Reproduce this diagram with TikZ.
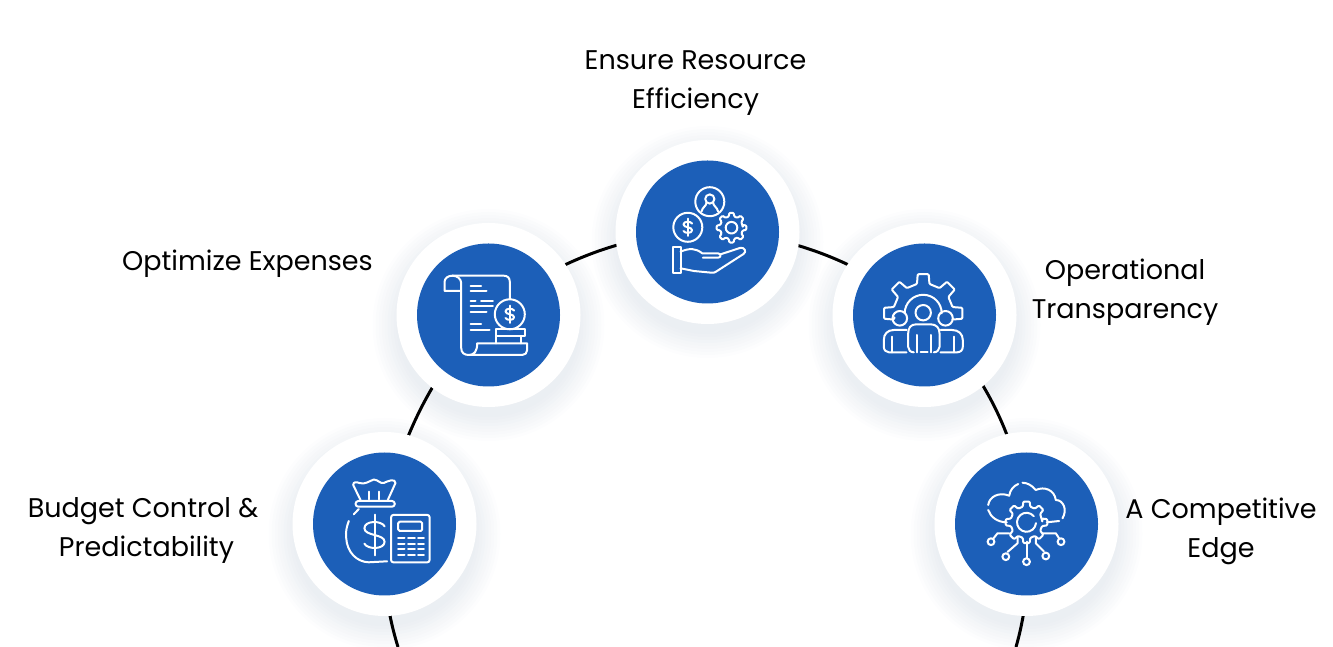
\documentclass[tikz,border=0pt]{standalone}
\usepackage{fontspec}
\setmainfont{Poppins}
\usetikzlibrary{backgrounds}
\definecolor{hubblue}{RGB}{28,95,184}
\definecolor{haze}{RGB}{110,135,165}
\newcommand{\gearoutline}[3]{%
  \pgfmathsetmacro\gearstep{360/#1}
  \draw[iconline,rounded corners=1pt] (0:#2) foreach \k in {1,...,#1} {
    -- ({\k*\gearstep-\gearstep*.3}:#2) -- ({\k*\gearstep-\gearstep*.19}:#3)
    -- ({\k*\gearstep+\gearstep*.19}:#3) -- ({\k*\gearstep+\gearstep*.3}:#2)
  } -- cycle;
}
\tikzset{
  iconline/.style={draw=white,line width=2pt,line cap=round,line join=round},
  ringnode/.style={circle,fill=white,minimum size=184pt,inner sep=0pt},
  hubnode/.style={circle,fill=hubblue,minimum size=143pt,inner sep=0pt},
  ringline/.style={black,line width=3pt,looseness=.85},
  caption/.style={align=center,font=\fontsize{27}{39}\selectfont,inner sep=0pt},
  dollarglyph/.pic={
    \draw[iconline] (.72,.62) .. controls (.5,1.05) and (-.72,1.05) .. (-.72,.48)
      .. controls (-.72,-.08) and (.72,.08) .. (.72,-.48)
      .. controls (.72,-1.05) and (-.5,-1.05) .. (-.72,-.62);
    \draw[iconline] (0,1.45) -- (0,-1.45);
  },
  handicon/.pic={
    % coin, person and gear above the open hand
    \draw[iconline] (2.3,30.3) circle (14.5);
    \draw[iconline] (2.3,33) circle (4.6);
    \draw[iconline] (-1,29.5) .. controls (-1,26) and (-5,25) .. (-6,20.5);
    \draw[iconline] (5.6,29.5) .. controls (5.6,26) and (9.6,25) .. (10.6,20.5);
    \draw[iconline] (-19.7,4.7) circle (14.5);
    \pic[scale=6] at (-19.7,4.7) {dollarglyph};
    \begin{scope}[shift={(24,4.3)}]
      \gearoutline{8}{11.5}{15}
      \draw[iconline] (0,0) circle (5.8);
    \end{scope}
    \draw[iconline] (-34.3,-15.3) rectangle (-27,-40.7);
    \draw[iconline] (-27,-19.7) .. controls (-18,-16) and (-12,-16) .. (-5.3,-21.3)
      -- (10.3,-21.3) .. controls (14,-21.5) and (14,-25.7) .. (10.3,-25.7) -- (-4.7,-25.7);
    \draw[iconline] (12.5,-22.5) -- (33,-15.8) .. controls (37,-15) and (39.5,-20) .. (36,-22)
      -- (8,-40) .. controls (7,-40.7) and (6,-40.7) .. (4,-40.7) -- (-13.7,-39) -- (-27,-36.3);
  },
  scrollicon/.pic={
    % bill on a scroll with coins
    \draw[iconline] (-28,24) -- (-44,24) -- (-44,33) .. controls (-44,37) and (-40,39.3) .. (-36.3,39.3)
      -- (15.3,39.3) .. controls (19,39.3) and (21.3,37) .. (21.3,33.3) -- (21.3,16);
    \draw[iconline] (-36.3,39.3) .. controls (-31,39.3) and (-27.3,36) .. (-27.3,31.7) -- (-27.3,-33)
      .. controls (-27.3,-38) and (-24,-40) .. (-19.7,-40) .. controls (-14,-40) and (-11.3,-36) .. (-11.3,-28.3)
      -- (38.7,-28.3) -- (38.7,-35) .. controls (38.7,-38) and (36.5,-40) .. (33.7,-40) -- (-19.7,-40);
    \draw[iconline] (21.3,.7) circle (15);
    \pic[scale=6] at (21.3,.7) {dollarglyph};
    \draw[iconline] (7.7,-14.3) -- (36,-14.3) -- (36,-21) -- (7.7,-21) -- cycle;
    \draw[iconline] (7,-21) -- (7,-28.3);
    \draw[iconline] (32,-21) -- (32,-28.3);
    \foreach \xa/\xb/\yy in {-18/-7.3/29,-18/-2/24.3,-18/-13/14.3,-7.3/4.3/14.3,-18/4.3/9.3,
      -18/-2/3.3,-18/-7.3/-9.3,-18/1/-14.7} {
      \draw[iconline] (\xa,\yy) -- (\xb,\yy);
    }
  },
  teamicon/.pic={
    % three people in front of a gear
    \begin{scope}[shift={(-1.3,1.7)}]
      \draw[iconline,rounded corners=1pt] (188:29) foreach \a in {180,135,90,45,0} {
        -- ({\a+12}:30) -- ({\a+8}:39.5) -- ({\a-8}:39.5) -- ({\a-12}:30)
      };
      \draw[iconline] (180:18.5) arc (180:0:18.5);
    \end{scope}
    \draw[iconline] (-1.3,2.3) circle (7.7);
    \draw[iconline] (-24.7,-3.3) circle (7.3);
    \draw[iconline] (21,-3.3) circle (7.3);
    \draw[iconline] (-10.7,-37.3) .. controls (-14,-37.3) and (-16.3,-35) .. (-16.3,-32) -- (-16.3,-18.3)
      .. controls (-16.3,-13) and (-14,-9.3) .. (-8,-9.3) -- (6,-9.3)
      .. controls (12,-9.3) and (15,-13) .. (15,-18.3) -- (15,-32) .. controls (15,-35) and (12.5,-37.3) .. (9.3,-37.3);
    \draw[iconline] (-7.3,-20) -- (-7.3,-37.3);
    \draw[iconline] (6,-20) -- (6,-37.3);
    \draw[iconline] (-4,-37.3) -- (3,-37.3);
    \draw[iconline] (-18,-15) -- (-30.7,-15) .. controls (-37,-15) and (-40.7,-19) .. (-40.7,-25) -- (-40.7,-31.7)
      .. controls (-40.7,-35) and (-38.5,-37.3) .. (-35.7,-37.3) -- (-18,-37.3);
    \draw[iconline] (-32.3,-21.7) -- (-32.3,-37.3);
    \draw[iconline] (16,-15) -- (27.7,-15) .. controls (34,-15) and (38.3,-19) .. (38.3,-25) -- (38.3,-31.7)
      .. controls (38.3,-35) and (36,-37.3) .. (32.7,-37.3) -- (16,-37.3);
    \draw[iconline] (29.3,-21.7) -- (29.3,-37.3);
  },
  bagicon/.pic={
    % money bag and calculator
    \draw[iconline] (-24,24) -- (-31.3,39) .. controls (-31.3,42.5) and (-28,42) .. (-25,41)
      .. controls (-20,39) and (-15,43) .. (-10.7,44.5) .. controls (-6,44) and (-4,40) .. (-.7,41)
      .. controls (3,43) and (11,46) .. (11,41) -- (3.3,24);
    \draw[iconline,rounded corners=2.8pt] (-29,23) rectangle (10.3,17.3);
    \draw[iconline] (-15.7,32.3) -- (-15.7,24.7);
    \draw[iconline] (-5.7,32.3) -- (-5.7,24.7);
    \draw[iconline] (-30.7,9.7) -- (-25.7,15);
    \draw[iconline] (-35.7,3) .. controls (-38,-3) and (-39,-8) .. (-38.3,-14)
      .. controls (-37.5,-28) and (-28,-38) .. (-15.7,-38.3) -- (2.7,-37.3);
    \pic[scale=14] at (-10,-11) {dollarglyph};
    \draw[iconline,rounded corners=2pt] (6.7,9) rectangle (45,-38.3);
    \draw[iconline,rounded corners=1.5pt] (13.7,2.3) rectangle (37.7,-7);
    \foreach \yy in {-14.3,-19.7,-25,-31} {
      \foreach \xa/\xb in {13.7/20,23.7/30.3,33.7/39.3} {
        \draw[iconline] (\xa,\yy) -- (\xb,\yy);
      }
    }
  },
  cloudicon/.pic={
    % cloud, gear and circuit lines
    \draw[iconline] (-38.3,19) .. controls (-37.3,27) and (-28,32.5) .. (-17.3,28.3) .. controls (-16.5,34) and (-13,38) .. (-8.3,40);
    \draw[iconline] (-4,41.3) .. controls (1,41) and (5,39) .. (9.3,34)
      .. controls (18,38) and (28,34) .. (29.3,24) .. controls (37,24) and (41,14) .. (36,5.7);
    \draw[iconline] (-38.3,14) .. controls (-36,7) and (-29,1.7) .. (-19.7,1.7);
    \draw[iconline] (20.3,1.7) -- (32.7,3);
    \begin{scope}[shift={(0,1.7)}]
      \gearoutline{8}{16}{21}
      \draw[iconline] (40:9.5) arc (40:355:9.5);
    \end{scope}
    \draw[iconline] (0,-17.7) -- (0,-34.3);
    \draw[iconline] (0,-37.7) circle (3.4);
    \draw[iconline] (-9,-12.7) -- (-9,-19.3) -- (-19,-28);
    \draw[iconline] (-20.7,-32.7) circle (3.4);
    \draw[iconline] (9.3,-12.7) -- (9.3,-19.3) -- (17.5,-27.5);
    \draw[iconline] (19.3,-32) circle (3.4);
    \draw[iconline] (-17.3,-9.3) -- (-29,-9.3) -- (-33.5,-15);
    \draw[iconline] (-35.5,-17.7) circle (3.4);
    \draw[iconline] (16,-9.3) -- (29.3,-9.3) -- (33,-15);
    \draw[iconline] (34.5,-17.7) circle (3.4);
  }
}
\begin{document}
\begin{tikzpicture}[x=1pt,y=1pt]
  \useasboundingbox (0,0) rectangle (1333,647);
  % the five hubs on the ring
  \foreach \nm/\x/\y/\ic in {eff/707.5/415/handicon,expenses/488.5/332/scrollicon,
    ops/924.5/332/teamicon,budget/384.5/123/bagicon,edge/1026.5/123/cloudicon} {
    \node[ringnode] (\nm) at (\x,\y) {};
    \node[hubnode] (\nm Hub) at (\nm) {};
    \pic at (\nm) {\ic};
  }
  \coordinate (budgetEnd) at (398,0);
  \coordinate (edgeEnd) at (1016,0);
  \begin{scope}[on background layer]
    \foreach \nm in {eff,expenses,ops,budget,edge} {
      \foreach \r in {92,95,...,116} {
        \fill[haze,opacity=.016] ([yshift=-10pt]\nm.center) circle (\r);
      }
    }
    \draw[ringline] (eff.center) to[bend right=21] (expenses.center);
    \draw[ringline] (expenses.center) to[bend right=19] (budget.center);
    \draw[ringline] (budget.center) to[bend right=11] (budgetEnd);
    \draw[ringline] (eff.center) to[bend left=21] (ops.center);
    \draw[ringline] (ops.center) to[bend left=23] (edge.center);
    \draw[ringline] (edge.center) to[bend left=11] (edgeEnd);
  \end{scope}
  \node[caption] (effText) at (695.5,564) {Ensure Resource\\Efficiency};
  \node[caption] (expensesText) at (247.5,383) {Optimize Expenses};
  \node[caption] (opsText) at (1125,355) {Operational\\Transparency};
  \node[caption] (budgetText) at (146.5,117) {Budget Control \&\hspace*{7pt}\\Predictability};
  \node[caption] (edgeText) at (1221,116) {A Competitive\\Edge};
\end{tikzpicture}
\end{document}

********************

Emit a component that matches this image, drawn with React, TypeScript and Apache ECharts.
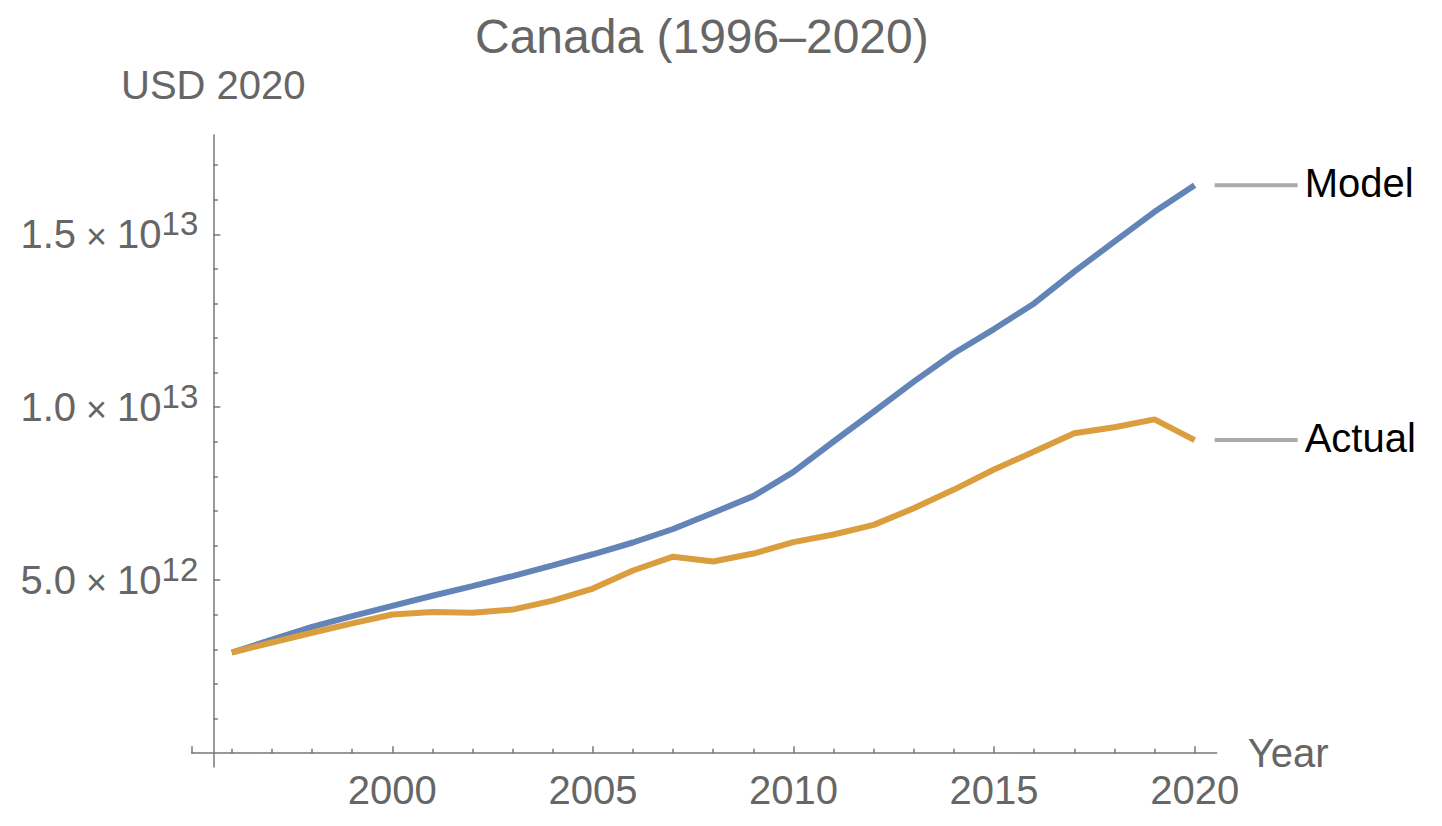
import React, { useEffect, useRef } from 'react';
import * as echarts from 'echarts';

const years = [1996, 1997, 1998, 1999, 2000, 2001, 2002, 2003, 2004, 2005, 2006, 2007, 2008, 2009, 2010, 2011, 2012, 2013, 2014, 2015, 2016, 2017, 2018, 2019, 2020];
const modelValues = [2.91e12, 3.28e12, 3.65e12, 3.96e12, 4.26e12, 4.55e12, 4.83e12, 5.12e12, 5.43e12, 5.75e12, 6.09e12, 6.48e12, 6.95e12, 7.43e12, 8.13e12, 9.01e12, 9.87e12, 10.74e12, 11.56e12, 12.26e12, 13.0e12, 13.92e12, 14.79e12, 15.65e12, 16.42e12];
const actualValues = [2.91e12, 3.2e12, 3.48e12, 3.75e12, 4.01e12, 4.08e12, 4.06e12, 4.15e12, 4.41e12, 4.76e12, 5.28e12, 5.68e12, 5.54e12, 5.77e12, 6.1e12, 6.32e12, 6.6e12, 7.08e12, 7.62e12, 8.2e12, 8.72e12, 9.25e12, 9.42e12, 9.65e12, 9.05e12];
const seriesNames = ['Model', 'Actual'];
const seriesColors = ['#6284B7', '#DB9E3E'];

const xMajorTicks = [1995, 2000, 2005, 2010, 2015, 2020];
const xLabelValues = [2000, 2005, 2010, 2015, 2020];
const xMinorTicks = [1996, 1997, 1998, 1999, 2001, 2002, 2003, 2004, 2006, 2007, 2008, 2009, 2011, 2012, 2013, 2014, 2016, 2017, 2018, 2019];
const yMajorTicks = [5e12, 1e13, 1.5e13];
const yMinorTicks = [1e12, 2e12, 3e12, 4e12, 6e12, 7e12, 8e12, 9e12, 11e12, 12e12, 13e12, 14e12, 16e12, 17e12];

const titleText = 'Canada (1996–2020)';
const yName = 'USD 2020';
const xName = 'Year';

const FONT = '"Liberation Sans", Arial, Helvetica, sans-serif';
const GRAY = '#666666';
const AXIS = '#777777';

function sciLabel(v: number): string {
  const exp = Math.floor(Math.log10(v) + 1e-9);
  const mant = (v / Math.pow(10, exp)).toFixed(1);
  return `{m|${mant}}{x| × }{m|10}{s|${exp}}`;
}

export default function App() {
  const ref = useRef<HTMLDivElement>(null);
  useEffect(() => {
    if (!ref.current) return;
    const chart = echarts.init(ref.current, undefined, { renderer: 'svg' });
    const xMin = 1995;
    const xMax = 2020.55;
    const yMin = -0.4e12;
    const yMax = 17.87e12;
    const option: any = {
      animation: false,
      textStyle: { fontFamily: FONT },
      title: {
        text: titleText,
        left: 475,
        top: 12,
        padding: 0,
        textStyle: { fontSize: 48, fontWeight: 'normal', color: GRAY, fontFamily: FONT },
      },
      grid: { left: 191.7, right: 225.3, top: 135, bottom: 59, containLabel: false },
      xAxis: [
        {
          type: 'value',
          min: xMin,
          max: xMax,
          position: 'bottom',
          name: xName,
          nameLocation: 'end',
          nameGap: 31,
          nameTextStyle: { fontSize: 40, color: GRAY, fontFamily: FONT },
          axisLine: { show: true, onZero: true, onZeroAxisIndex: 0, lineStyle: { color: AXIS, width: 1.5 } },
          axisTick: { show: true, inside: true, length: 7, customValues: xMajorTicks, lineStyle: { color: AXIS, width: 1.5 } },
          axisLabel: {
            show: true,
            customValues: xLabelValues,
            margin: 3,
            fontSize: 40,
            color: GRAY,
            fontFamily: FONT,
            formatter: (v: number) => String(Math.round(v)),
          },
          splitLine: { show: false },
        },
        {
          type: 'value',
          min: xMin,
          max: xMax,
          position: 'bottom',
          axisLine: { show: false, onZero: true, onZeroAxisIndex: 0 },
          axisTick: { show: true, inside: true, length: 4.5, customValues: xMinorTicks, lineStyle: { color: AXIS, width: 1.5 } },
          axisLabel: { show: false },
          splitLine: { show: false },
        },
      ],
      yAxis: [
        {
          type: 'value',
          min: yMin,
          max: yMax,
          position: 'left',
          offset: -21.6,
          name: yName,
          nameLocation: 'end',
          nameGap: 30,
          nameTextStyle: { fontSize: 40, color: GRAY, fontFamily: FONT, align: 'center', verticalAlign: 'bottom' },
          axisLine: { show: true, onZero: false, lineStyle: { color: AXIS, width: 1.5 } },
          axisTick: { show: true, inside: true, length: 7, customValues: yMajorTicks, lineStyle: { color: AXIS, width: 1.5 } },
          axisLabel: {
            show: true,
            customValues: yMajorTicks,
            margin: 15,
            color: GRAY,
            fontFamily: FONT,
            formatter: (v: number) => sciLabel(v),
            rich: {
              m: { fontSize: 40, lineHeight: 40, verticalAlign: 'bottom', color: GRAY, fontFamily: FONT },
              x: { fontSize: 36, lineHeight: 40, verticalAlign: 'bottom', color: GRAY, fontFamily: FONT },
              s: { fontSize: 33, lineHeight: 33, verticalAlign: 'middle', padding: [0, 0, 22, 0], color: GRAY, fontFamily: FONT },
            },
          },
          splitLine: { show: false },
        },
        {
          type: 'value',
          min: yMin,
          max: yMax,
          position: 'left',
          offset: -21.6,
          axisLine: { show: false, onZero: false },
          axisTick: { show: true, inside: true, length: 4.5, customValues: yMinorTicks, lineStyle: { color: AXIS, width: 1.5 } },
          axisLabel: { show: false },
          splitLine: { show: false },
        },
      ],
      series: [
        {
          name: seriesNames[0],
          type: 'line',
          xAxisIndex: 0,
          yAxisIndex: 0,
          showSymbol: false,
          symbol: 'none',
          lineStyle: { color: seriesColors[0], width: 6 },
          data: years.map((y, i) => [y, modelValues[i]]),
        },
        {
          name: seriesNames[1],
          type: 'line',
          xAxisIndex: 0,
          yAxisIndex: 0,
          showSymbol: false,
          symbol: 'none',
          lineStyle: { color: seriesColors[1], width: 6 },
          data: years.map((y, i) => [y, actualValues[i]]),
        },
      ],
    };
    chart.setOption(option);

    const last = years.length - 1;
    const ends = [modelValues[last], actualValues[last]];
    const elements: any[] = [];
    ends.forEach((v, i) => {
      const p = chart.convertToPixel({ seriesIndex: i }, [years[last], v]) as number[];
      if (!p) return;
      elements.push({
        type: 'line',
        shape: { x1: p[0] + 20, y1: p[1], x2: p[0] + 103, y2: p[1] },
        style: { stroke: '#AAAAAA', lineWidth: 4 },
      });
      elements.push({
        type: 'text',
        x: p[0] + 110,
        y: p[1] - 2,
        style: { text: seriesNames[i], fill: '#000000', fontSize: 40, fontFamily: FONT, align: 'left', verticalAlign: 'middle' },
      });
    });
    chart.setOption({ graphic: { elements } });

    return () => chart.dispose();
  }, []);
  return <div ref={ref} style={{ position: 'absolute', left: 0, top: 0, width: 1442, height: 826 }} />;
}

********************

## YOUR INSTRUCTIONS
Copy the listing above exactly, but only from the line with "Emit a component" through the line with "import * as echarts from 'echarts';", including those two lines and excluding any picture.

## FULL RESPONSE
Emit a component that matches this image, drawn with React, TypeScript and Apache ECharts.
import React, { useEffect, useRef } from 'react';
import * as echarts from 'echarts';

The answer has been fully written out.